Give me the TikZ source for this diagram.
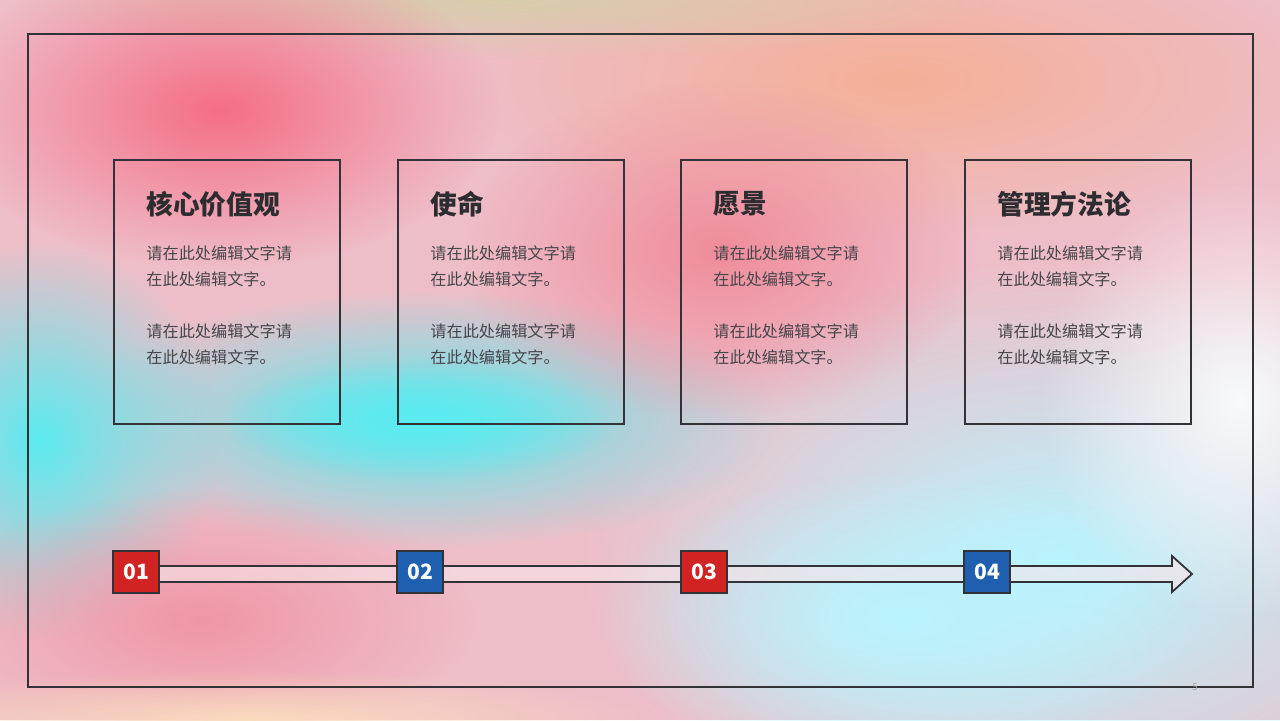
\documentclass[tikz,border=0pt]{standalone}
\usepackage{fontspec}
\setmainfont{Noto Sans CJK SC}
\usetikzlibrary{fadings}
\tikzfading[name=fuzzy, inner color=transparent!0, outer color=transparent!100]
\definecolor{edge}{RGB}{50,50,55}
\definecolor{redmark}{RGB}{210,35,35}
\definecolor{bluemark}{RGB}{30,95,175}
\definecolor{bodytext}{RGB}{70,70,75}
\definecolor{base}{RGB}{238,190,200}
\tikzset{
  card/.style={draw=edge, line width=1mm, minimum width=11.3cm, minimum height=13.2cm, anchor=north west},
  heading/.style={anchor=west, font=\bfseries\fontsize{38}{40}\selectfont, text=edge!90!black},
  body/.style={anchor=north west, align=left, font=\fontsize{23}{37}\selectfont, text=bodytext},
  stepmark/.style={draw=edge, line width=0.9mm, minimum width=2.3cm, minimum height=2.1cm, inner sep=0pt,
    text=white, font=\bfseries\fontsize{30}{32}\selectfont},
  blob/.style={path fading=fuzzy}
}
\begin{document}
\begin{tikzpicture}[x=0.05cm, y=-0.05cm]
  \useasboundingbox (0,0) rectangle (1280,720);
  % background
  \fill[base] (0,0) rectangle (1280,720);
  \begin{scope}
    \clip (0,0) rectangle (1280,720);
    \fill[blob, color={rgb,255:red,245;green,175;blue,150}] (900,80) ellipse (450 and 160);
    \fill[blob, color={rgb,255:red,215;green,205;blue,170}] (500,0) ellipse (500 and 60);
    \fill[blob, color={rgb,255:red,185;green,245;blue,255}] (1060,560) ellipse (480 and 300);
    \fill[blob, color={rgb,255:red,185;green,245;blue,255}] (900,620) ellipse (300 and 150);
    \fill[blob, color={rgb,255:red,248;green,250;blue,252}] (1240,400) ellipse (200 and 220);
    \fill[blob, color={rgb,255:red,90;green,235;blue,240}] (420,420) ellipse (360 and 130);
    \fill[blob, color={rgb,255:red,90;green,235;blue,240}] (420,420) ellipse (200 and 60);
    \fill[blob, color={rgb,255:red,90;green,235;blue,240}] (40,440) ellipse (180 and 200);
    \fill[blob, color={rgb,255:red,245;green,110;blue,135}] (220,110) ellipse (280 and 160);
    \fill[blob, color={rgb,255:red,240;green,140;blue,155}] (720,250) ellipse (260 and 170);
    \fill[blob, color={rgb,255:red,240;green,150;blue,165}] (200,620) ellipse (280 and 130);
    \fill[blob, color={rgb,255:red,250;green,220;blue,190}] (250,720) ellipse (400 and 50);
  \end{scope}
  % frame
  \draw[edge, line width=1mm] (28,34) rectangle (1253,687);
  % cards
  \foreach \x/\title [count=\i] in {113/核心价值观, 397/使命, 680/愿景, 964/管理方法论} {
    \node[card] (card\i) at (\x,159) {};
    \node[heading] (title\i) at (\x+31,204) {\title};
    \node[body] (text\i) at (\x+31,243) {请在此处编辑文字请\\在此处编辑文字。\\[37pt]请在此处编辑文字请\\在此处编辑文字。};
  }
  % timeline arrow
  \draw[edge, line width=0.9mm, fill=white!60!base, fill opacity=0.6]
    (136,566) -- (1172,566) -- (1172,556) -- (1192,574) -- (1172,592) -- (1172,582) -- (136,582) -- cycle;
  \foreach \x/\c [count=\i] in {136/redmark, 420/bluemark, 704/redmark, 987/bluemark} {
    \node[stepmark, fill=\c] (step\i) at (\x,572) {0\i};
  }
  \node[text=gray!70, font=\fontsize{14}{14}\selectfont] (page) at (1195,687) {5};
\end{tikzpicture}
\end{document}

---*---

Exercise prompt:
Copy every line above word for word and exclude the pictures.

Solution:
Give me the TikZ source for this diagram.
\documentclass[tikz,border=0pt]{standalone}
\usepackage{fontspec}
\setmainfont{Noto Sans CJK SC}
\usetikzlibrary{fadings}
\tikzfading[name=fuzzy, inner color=transparent!0, outer color=transparent!100]
\definecolor{edge}{RGB}{50,50,55}
\definecolor{redmark}{RGB}{210,35,35}
\definecolor{bluemark}{RGB}{30,95,175}
\definecolor{bodytext}{RGB}{70,70,75}
\definecolor{base}{RGB}{238,190,200}
\tikzset{
  card/.style={draw=edge, line width=1mm, minimum width=11.3cm, minimum height=13.2cm, anchor=north west},
  heading/.style={anchor=west, font=\bfseries\fontsize{38}{40}\selectfont, text=edge!90!black},
  body/.style={anchor=north west, align=left, font=\fontsize{23}{37}\selectfont, text=bodytext},
  stepmark/.style={draw=edge, line width=0.9mm, minimum width=2.3cm, minimum height=2.1cm, inner sep=0pt,
    text=white, font=\bfseries\fontsize{30}{32}\selectfont},
  blob/.style={path fading=fuzzy}
}
\begin{document}
\begin{tikzpicture}[x=0.05cm, y=-0.05cm]
  \useasboundingbox (0,0) rectangle (1280,720);
  % background
  \fill[base] (0,0) rectangle (1280,720);
  \begin{scope}
    \clip (0,0) rectangle (1280,720);
    \fill[blob, color={rgb,255:red,245;green,175;blue,150}] (900,80) ellipse (450 and 160);
    \fill[blob, color={rgb,255:red,215;green,205;blue,170}] (500,0) ellipse (500 and 60);
    \fill[blob, color={rgb,255:red,185;green,245;blue,255}] (1060,560) ellipse (480 and 300);
    \fill[blob, color={rgb,255:red,185;green,245;blue,255}] (900,620) ellipse (300 and 150);
    \fill[blob, color={rgb,255:red,248;green,250;blue,252}] (1240,400) ellipse (200 and 220);
    \fill[blob, color={rgb,255:red,90;green,235;blue,240}] (420,420) ellipse (360 and 130);
    \fill[blob, color={rgb,255:red,90;green,235;blue,240}] (420,420) ellipse (200 and 60);
    \fill[blob, color={rgb,255:red,90;green,235;blue,240}] (40,440) ellipse (180 and 200);
    \fill[blob, color={rgb,255:red,245;green,110;blue,135}] (220,110) ellipse (280 and 160);
    \fill[blob, color={rgb,255:red,240;green,140;blue,155}] (720,250) ellipse (260 and 170);
    \fill[blob, color={rgb,255:red,240;green,150;blue,165}] (200,620) ellipse (280 and 130);
    \fill[blob, color={rgb,255:red,250;green,220;blue,190}] (250,720) ellipse (400 and 50);
  \end{scope}
  % frame
  \draw[edge, line width=1mm] (28,34) rectangle (1253,687);
  % cards
  \foreach \x/\title [count=\i] in {113/核心价值观, 397/使命, 680/愿景, 964/管理方法论} {
    \node[card] (card\i) at (\x,159) {};
    \node[heading] (title\i) at (\x+31,204) {\title};
    \node[body] (text\i) at (\x+31,243) {请在此处编辑文字请\\在此处编辑文字。\\[37pt]请在此处编辑文字请\\在此处编辑文字。};
  }
  % timeline arrow
  \draw[edge, line width=0.9mm, fill=white!60!base, fill opacity=0.6]
    (136,566) -- (1172,566) -- (1172,556) -- (1192,574) -- (1172,592) -- (1172,582) -- (136,582) -- cycle;
  \foreach \x/\c [count=\i] in {136/redmark, 420/bluemark, 704/redmark, 987/bluemark} {
    \node[stepmark, fill=\c] (step\i) at (\x,572) {0\i};
  }
  \node[text=gray!70, font=\fontsize{14}{14}\selectfont] (page) at (1195,687) {5};
\end{tikzpicture}
\end{document}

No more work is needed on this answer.